TASK DIRECTIONS:
Copy all the entries below exactly, but not the pictures.
▬▬▬▬▬▬
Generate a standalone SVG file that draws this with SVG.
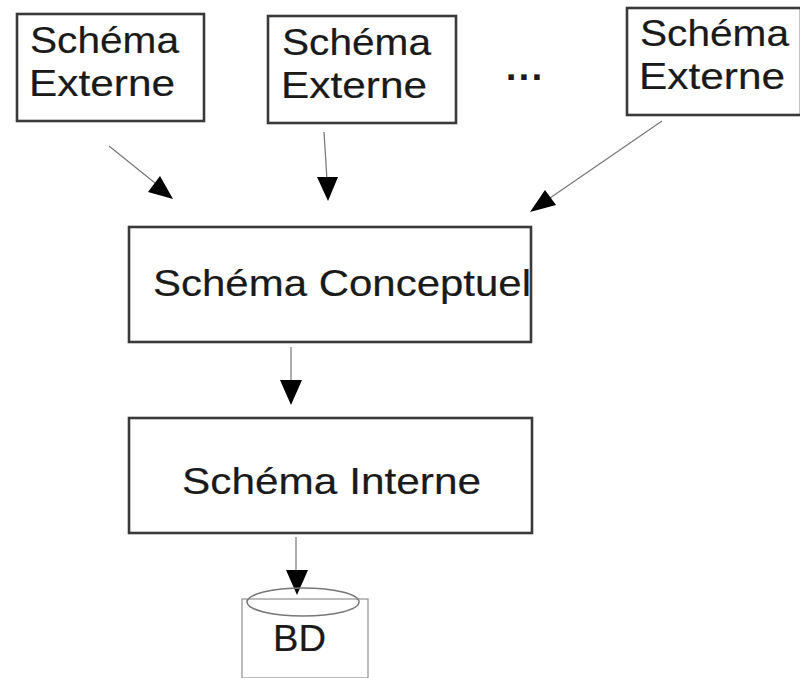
<svg xmlns="http://www.w3.org/2000/svg" width="800" height="678" viewBox="0 0 800 678">
<style>
text{font-family:"Liberation Sans",Arial,sans-serif;fill:#1a1a1a;font-size:37px;stroke:#1a1a1a;stroke-width:.2}
.b{fill:#fff;stroke:#3a3a3a;stroke-width:2.6}
.l{stroke:#777;stroke-width:1.2;fill:none}
.h{fill:#000;stroke:none}
</style>
<rect width="800" height="678" fill="#fff"/>
<g id="connectors">
<line class="l" x1="109" y1="146" x2="155" y2="183"/><polygon class="h" points="173,199 148,192 160,176"/>
<line class="l" x1="324" y1="132" x2="327" y2="180"/><polygon class="h" points="328,201 317,177 338,177"/>
<line class="l" x1="662" y1="121" x2="550" y2="198"/><polygon class="h" points="530,212 545,190 556,205"/>
<line class="l" x1="291" y1="347" x2="291" y2="382"/><polygon class="h" points="291,405 280,380 302,380"/>
<line class="l" x1="296" y1="537" x2="296" y2="572"/><polygon class="h" points="297,595 286,570 308,570"/>
</g>
<g id="ext1"><rect class="b" x="17" y="14" width="187" height="107"/><text x="30" y="53" textLength="149" lengthAdjust="spacingAndGlyphs">Schéma</text><text x="29" y="96" textLength="146" lengthAdjust="spacingAndGlyphs">Externe</text></g>
<g id="ext2"><rect class="b" x="268" y="16" width="188" height="107"/><text x="282" y="55" textLength="149" lengthAdjust="spacingAndGlyphs">Schéma</text><text x="281" y="98" textLength="146" lengthAdjust="spacingAndGlyphs">Externe</text></g>
<g id="dots"><text x="506" y="80" font-size="32" font-weight="700" textLength="36" lengthAdjust="spacing">...</text></g>
<g id="ext3"><rect class="b" x="627" y="8" width="174" height="107"/><text x="640" y="46" textLength="149" lengthAdjust="spacingAndGlyphs">Schéma</text><text x="639" y="89" textLength="146" lengthAdjust="spacingAndGlyphs">Externe</text></g>
<g id="conceptuel"><rect class="b" x="129" y="227" width="402" height="115"/><text x="153" y="296" textLength="378" lengthAdjust="spacingAndGlyphs">Schéma Conceptuel</text></g>
<g id="interne"><rect class="b" x="129" y="418" width="403" height="115"/><text x="182" y="494" textLength="299" lengthAdjust="spacingAndGlyphs">Schéma Interne</text></g>
<g id="bd"><rect x="242" y="599" width="126" height="79" fill="#fff" stroke="#999" stroke-width="1.3"/><ellipse cx="303" cy="602" rx="56" ry="14" fill="none" stroke="#777" stroke-width="1.5"/><text x="273" y="651" textLength="53" lengthAdjust="spacingAndGlyphs">BD</text></g>
</svg>
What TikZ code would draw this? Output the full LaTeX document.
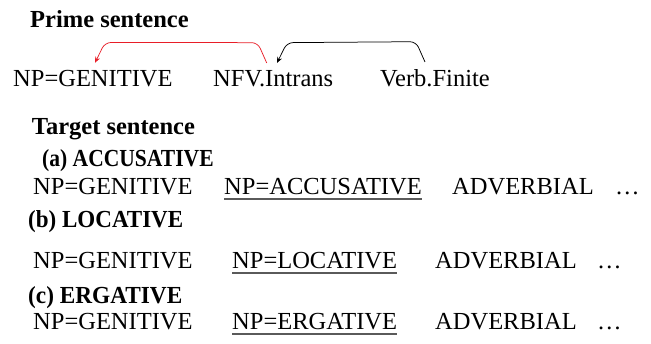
\documentclass[tikz,border=0pt]{standalone}
\usepackage{fontspec}
\setmainfont{Liberation Serif}
\usetikzlibrary{arrows.meta,calc}
\definecolor{linkred}{RGB}{232,30,40}
\definecolor{ulgray}{RGB}{90,90,90}
\tikzset{
  word/.style={anchor=base west, inner sep=0pt, font=\fontsize{24.5}{29}\selectfont},
  head/.style={anchor=base west, inner sep=0pt, font=\fontsize{24.5}{29}\selectfont\bfseries},
  uline/.style={draw=ulgray, line width=1.3pt},
  link/.style={-{Stealth[length=6pt,width=5pt]}, line width=0.75pt, rounded corners=6pt},
}
\begin{document}
\begin{tikzpicture}[x=1pt,y=1pt]
\useasboundingbox (0,0) rectangle (651,344);
% prime sentence
\node[head] (prime) at (30,316) {Prime sentence};
\node[word] (pgen) at (13,257.3) {NP=GENITIVE};
\node[word] (nfv) at (213,257.3) {NFV.Intrans};
\node[word] (verb) at (380,257.3) {Verb.Finite};
\coordinate (rs) at ([xshift=53.7pt,yshift=7.5pt]nfv.north west);
\coordinate (rt) at ([xshift=82pt,yshift=7.5pt]pgen.north west);
\coordinate (bs) at ([xshift=45pt,yshift=7.5pt]verb.north west);
\coordinate (bt) at ([xshift=64pt,yshift=7.5pt]nfv.north west);
\draw[link, draw=linkred] (rs) -- ++(-9,20.3) -- ($(rt)+(10,20.3)$) -- (rt);
\draw[link, draw=black] (bs) -- ++(-9,20.3) -- ($(bt)+(10,20.3)$) -- (bt);
% target sentence
\node[head] (target) at (31.7,209) {Target sentence};
\node[head] (ha) at (42,177) {\scalebox{0.88}[1]{(a) ACCUSATIVE}};
\node[word] (agen) at (33,149) {NP=GENITIVE};
\node[word] (aacc) at (224,149) {NP=ACCUSATIVE};
\node[word] (aadv) at (452,149) {ADVERBIAL};
\node[word] (adot) at (615,149) {…};
\node[head] (hb) at (28,116) {\scalebox{0.94}[1]{(b) LOCATIVE}};
\node[word] (bgen) at (33,75) {NP=GENITIVE};
\node[word] (bloc) at (232,75) {NP=LOCATIVE};
\node[word] (badv) at (435,75) {ADVERBIAL};
\node[word] (bdot) at (597,75) {…};
\node[head] (hc) at (28,40) {\scalebox{0.95}[1]{(c) ERGATIVE}};
\node[word] (cgen) at (33,14) {NP=GENITIVE};
\node[word] (cerg) at (232,14) {NP=ERGATIVE};
\node[word] (cadv) at (435,14) {ADVERBIAL};
\node[word] (cdot) at (597,14) {…};
\draw[uline] ([yshift=-4pt]aacc.base west) -- ([yshift=-4pt]aacc.base east);
\draw[uline] ([yshift=-4pt]bloc.base west) -- ([yshift=-4pt]bloc.base east);
\draw[uline] ([yshift=-4pt]cerg.base west) -- ([yshift=-4pt]cerg.base east);
\end{tikzpicture}
\end{document}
▬▬▬▬▬▬
ANSWER TO THIS TASK:
Generate a standalone SVG file that draws this with SVG.
<svg xmlns="http://www.w3.org/2000/svg" width="800" height="678" viewBox="0 0 800 678">
<style>
text{font-family:"Liberation Sans",Arial,sans-serif;fill:#1a1a1a;font-size:37px;stroke:#1a1a1a;stroke-width:.2}
.b{fill:#fff;stroke:#3a3a3a;stroke-width:2.6}
.l{stroke:#777;stroke-width:1.2;fill:none}
.h{fill:#000;stroke:none}
</style>
<rect width="800" height="678" fill="#fff"/>
<g id="connectors">
<line class="l" x1="109" y1="146" x2="155" y2="183"/><polygon class="h" points="173,199 148,192 160,176"/>
<line class="l" x1="324" y1="132" x2="327" y2="180"/><polygon class="h" points="328,201 317,177 338,177"/>
<line class="l" x1="662" y1="121" x2="550" y2="198"/><polygon class="h" points="530,212 545,190 556,205"/>
<line class="l" x1="291" y1="347" x2="291" y2="382"/><polygon class="h" points="291,405 280,380 302,380"/>
<line class="l" x1="296" y1="537" x2="296" y2="572"/><polygon class="h" points="297,595 286,570 308,570"/>
</g>
<g id="ext1"><rect class="b" x="17" y="14" width="187" height="107"/><text x="30" y="53" textLength="149" lengthAdjust="spacingAndGlyphs">Schéma</text><text x="29" y="96" textLength="146" lengthAdjust="spacingAndGlyphs">Externe</text></g>
<g id="ext2"><rect class="b" x="268" y="16" width="188" height="107"/><text x="282" y="55" textLength="149" lengthAdjust="spacingAndGlyphs">Schéma</text><text x="281" y="98" textLength="146" lengthAdjust="spacingAndGlyphs">Externe</text></g>
<g id="dots"><text x="506" y="80" font-size="32" font-weight="700" textLength="36" lengthAdjust="spacing">...</text></g>
<g id="ext3"><rect class="b" x="627" y="8" width="174" height="107"/><text x="640" y="46" textLength="149" lengthAdjust="spacingAndGlyphs">Schéma</text><text x="639" y="89" textLength="146" lengthAdjust="spacingAndGlyphs">Externe</text></g>
<g id="conceptuel"><rect class="b" x="129" y="227" width="402" height="115"/><text x="153" y="296" textLength="378" lengthAdjust="spacingAndGlyphs">Schéma Conceptuel</text></g>
<g id="interne"><rect class="b" x="129" y="418" width="403" height="115"/><text x="182" y="494" textLength="299" lengthAdjust="spacingAndGlyphs">Schéma Interne</text></g>
<g id="bd"><rect x="242" y="599" width="126" height="79" fill="#fff" stroke="#999" stroke-width="1.3"/><ellipse cx="303" cy="602" rx="56" ry="14" fill="none" stroke="#777" stroke-width="1.5"/><text x="273" y="651" textLength="53" lengthAdjust="spacingAndGlyphs">BD</text></g>
</svg>
What TikZ code would draw this? Output the full LaTeX document.
\documentclass[tikz,border=0pt]{standalone}
\usepackage{fontspec}
\setmainfont{Liberation Serif}
\usetikzlibrary{arrows.meta,calc}
\definecolor{linkred}{RGB}{232,30,40}
\definecolor{ulgray}{RGB}{90,90,90}
\tikzset{
  word/.style={anchor=base west, inner sep=0pt, font=\fontsize{24.5}{29}\selectfont},
  head/.style={anchor=base west, inner sep=0pt, font=\fontsize{24.5}{29}\selectfont\bfseries},
  uline/.style={draw=ulgray, line width=1.3pt},
  link/.style={-{Stealth[length=6pt,width=5pt]}, line width=0.75pt, rounded corners=6pt},
}
\begin{document}
\begin{tikzpicture}[x=1pt,y=1pt]
\useasboundingbox (0,0) rectangle (651,344);
% prime sentence
\node[head] (prime) at (30,316) {Prime sentence};
\node[word] (pgen) at (13,257.3) {NP=GENITIVE};
\node[word] (nfv) at (213,257.3) {NFV.Intrans};
\node[word] (verb) at (380,257.3) {Verb.Finite};
\coordinate (rs) at ([xshift=53.7pt,yshift=7.5pt]nfv.north west);
\coordinate (rt) at ([xshift=82pt,yshift=7.5pt]pgen.north west);
\coordinate (bs) at ([xshift=45pt,yshift=7.5pt]verb.north west);
\coordinate (bt) at ([xshift=64pt,yshift=7.5pt]nfv.north west);
\draw[link, draw=linkred] (rs) -- ++(-9,20.3) -- ($(rt)+(10,20.3)$) -- (rt);
\draw[link, draw=black] (bs) -- ++(-9,20.3) -- ($(bt)+(10,20.3)$) -- (bt);
% target sentence
\node[head] (target) at (31.7,209) {Target sentence};
\node[head] (ha) at (42,177) {\scalebox{0.88}[1]{(a) ACCUSATIVE}};
\node[word] (agen) at (33,149) {NP=GENITIVE};
\node[word] (aacc) at (224,149) {NP=ACCUSATIVE};
\node[word] (aadv) at (452,149) {ADVERBIAL};
\node[word] (adot) at (615,149) {…};
\node[head] (hb) at (28,116) {\scalebox{0.94}[1]{(b) LOCATIVE}};
\node[word] (bgen) at (33,75) {NP=GENITIVE};
\node[word] (bloc) at (232,75) {NP=LOCATIVE};
\node[word] (badv) at (435,75) {ADVERBIAL};
\node[word] (bdot) at (597,75) {…};
\node[head] (hc) at (28,40) {\scalebox{0.95}[1]{(c) ERGATIVE}};
\node[word] (cgen) at (33,14) {NP=GENITIVE};
\node[word] (cerg) at (232,14) {NP=ERGATIVE};
\node[word] (cadv) at (435,14) {ADVERBIAL};
\node[word] (cdot) at (597,14) {…};
\draw[uline] ([yshift=-4pt]aacc.base west) -- ([yshift=-4pt]aacc.base east);
\draw[uline] ([yshift=-4pt]bloc.base west) -- ([yshift=-4pt]bloc.base east);
\draw[uline] ([yshift=-4pt]cerg.base west) -- ([yshift=-4pt]cerg.base east);
\end{tikzpicture}
\end{document}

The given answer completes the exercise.